The Spirit you have received is not a spirit of slavery leading you back into a life of fear, but a Spirit that makes us sons, enabling us to cry "Abba! Father!" Rom. 8:15, N.E.B.
Many of us recall from the earlier decades of this century the sweet stories that were popular both in the fiction and the nonfiction markets. A familiar theme was the story of the charming little orphan girl, raised in a barren orphanage by a severe matron, who was discovered by a loving (and usually wealthy) family. The family would, of course, surmount all obstacles, adopt her, and take her home to live happily ever after.
Perhaps many readers tearfully enjoy this genre of literature because it answers to a deep longing in our hearts to be "claimed" by a loving, satisfying person. We fear nothing more than that we shall be passed by when the human race chooses its friends. To be "orphaned" can mean so much more than to be without living biological parents. Our neighborhoods are filled with emotional orphans--the neglected, the unclaimed, the inconsequential residue of a busy society.
Those with spiritual eyesight will quickly recognize that there is no more traumatic condition than to be without a spiritual Father. The vast ugliness of the whole human condition reveals that being spiritual orphans is far more than just an emotional cloud. It is an actual cause of real woe and destruction.
So Paul says that when the Spirit goes to work He gets right down inside the deepest part of our minds and prompts us to turn toward God and to speak to Him as we now see Him.
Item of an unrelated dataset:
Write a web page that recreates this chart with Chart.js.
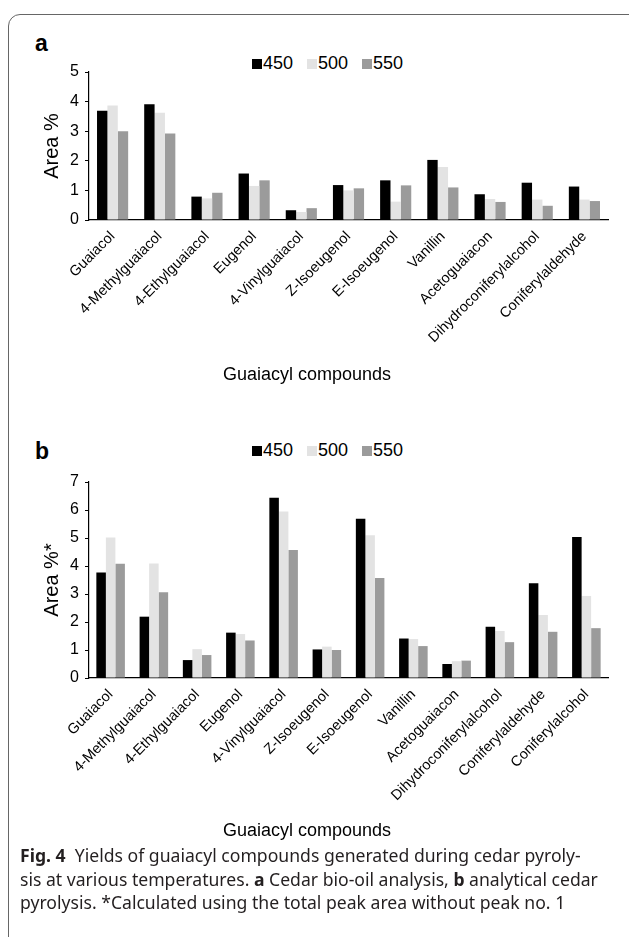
<!DOCTYPE html>
<html>
<head>
<meta charset="utf-8">
<script src="https://cdn.jsdelivr.net/npm/chart.js@4.4.1/dist/chart.umd.min.js"></script>
<style>
  html, body { margin: 0; padding: 0; background: #fff; }
  body { width: 629px; height: 937px; position: relative; overflow: hidden; font-family: "Liberation Sans", Arial, sans-serif; }
  .frame { position: absolute; left: 8px; top: 14px; width: 640px; height: 960px; border: 1.5px solid #666; border-radius: 12px; box-sizing: border-box; }
  .tag { position: absolute; font: bold 23px "Liberation Sans", Arial, sans-serif; color: #000; }
  .legend { position: absolute; left: 252px; height: 20px; font: 18px "Liberation Sans", Arial, sans-serif; line-height: 20px; white-space: nowrap; }
  .legend span.item { display: inline-block; margin-right: 14px; }
  .legend i { display: inline-block; width: 10px; height: 10px; margin-right: 1px; vertical-align: 0px; }
  .xtitle { position: absolute; left: 157px; width: 300px; text-align: center; font: 18px "Liberation Sans", Arial, sans-serif; line-height: 22px; color: #000; }
  canvas { position: absolute; left: 0; }
  .caption { position: absolute; left: 20px; top: 844px; font: 17.6px "Noto Sans", sans-serif; line-height: 23.5px; color: #231f20; white-space: nowrap; }
  .caption b { font-weight: bold; }
</style>
</head>
<body>
<div class="frame"></div>
<div class="tag" style="left:35px;top:30px;">a</div>
<div class="tag" style="left:35px;top:438px;">b</div>
<div class="legend" id="legA" style="top:53px;"></div>
<div class="legend" id="legB" style="top:440px;"></div>
<canvas id="chartA" width="629" height="400" style="top:0;width:629px;height:400px;"></canvas>
<canvas id="chartB" width="629" height="440" style="top:410px;width:629px;height:440px;"></canvas>
<div class="xtitle" style="top:363px;">Guaiacyl compounds</div>
<div class="xtitle" style="top:819px;">Guaiacyl compounds</div>
<div class="caption"><b>Fig. 4</b>&nbsp; Yields of guaiacyl compounds generated during cedar pyroly-<br>sis at various temperatures. <b>a</b> Cedar bio-oil analysis, <b>b</b> analytical cedar<br>pyrolysis. *Calculated using the total peak area without peak no. 1</div>
<script>
const seriesNames = ["450", "500", "550"];
const seriesColors = ["#000000", "#e3e3e3", "#9b9b9b"];

const compoundsA = ["Guaiacol", "4-Methylguaiacol", "4-Ethylguaiacol", "Eugenol", "4-Vinylguaiacol",
  "Z-Isoeugenol", "E-Isoeugenol", "Vanillin", "Acetoguaiacon", "Dihydroconiferylalcohol", "Coniferylaldehyde"];
const a450 = [3.69, 3.91, 0.79, 1.57, 0.33, 1.18, 1.34, 2.03, 0.87, 1.26, 1.13];
const a500 = [3.87, 3.62, 0.73, 1.15, 0.27, 1.00, 0.62, 1.79, 0.71, 0.69, 0.69];
const a550 = [3.00, 2.92, 0.92, 1.34, 0.40, 1.07, 1.17, 1.10, 0.61, 0.48, 0.64];

const compoundsB = ["Guaiacol", "4-Methylguaiacol", "4-Ethylguaiacol", "Eugenol", "4-Vinylguaiacol",
  "Z-Isoeugenol", "E-Isoeugenol", "Vanillin", "Acetoguaiacon", "Dihydroconiferylalcohol", "Coniferylaldehyde", "Coniferylalcohol"];
const b450 = [3.77, 2.19, 0.64, 1.62, 6.44, 1.02, 5.69, 1.41, 0.50, 1.83, 3.38, 5.04];
const b500 = [5.02, 4.09, 1.03, 1.57, 5.95, 1.12, 5.10, 1.39, 0.60, 1.68, 2.25, 2.93];
const b550 = [4.08, 3.06, 0.82, 1.34, 4.57, 1.00, 3.57, 1.14, 0.62, 1.28, 1.65, 1.78];

const yMaxA = 5, yMaxB = 7;
const FONT = "'Liberation Sans', Arial, sans-serif";

function legendHtml() {
  return seriesNames.map((n, i) =>
    `<span class="item"><i style="background:${seriesColors[i]}"></i>${n}</span>`).join("");
}
document.getElementById("legA").innerHTML = legendHtml();
document.getElementById("legB").innerHTML = legendHtml();

function makeChart(id, labels, values, yMax, yTitle, pad, xHeight) {
  return new Chart(document.getElementById(id), {
    type: "bar",
    data: {
      labels,
      datasets: values.map((v, i) => ({
        label: seriesNames[i], data: v, backgroundColor: seriesColors[i],
        borderWidth: 0, categoryPercentage: 0.66, barPercentage: 1
      }))
    },
    options: {
      responsive: false, animation: false,
      layout: { padding: pad },
      plugins: { legend: { display: false }, tooltip: { enabled: false } },
      scales: {
        x: {
          grid: { display: false, drawTicks: false },
          border: { display: true, color: "#000", width: 1.2 },
          ticks: { autoSkip: false, maxRotation: 45, minRotation: 45, padding: 8, color: "#000",
            font: { family: FONT, size: 14.5 } },
          afterFit: s => { s.height = xHeight; }
        },
        y: {
          min: 0, max: yMax,
          grid: { drawOnChartArea: false, drawTicks: true, tickLength: 4, color: "#000" },
          border: { display: true, color: "#000", width: 1.2 },
          ticks: { stepSize: 1, padding: 6, color: "#000", font: { family: FONT, size: 16 } },
          title: { display: true, text: yTitle, color: "#000", padding: 0,
            font: { family: FONT, size: 20 } },
          afterFit: s => { s.width = 49; }
        }
      }
    }
  });
}

makeChart("chartA", compoundsA, [a450, a500, a550], yMaxA, "Area %",
  { left: 40, right: 21, top: 72, bottom: 15 }, 165);
makeChart("chartB", compoundsB, [b450, b500, b550], yMaxB, "Area %*",
  { left: 40, right: 21, top: 72, bottom: 8 }, 164);
</script>
</body>
</html>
And we call Him "Daddy!"--probably the best modern idiom for that ancient Aramaic word abba. It is a specially chosen word, conveying the confidence of a warm, secure sense of belonging. It is the word Jesus used when talking to His Father during prayer. (See Mark 14:36.)
When God solves the sin problem in our lives, He gets to the root of the matter. He claims us; He adopts us; He sends His Spirit to tell us "that we are children of God, and if children, then heirs, heirs of God and fellow heirs with Christ" (Rom. 8:16, 17, R.S.V.).
And this, good friends, is not a piece of literary fiction!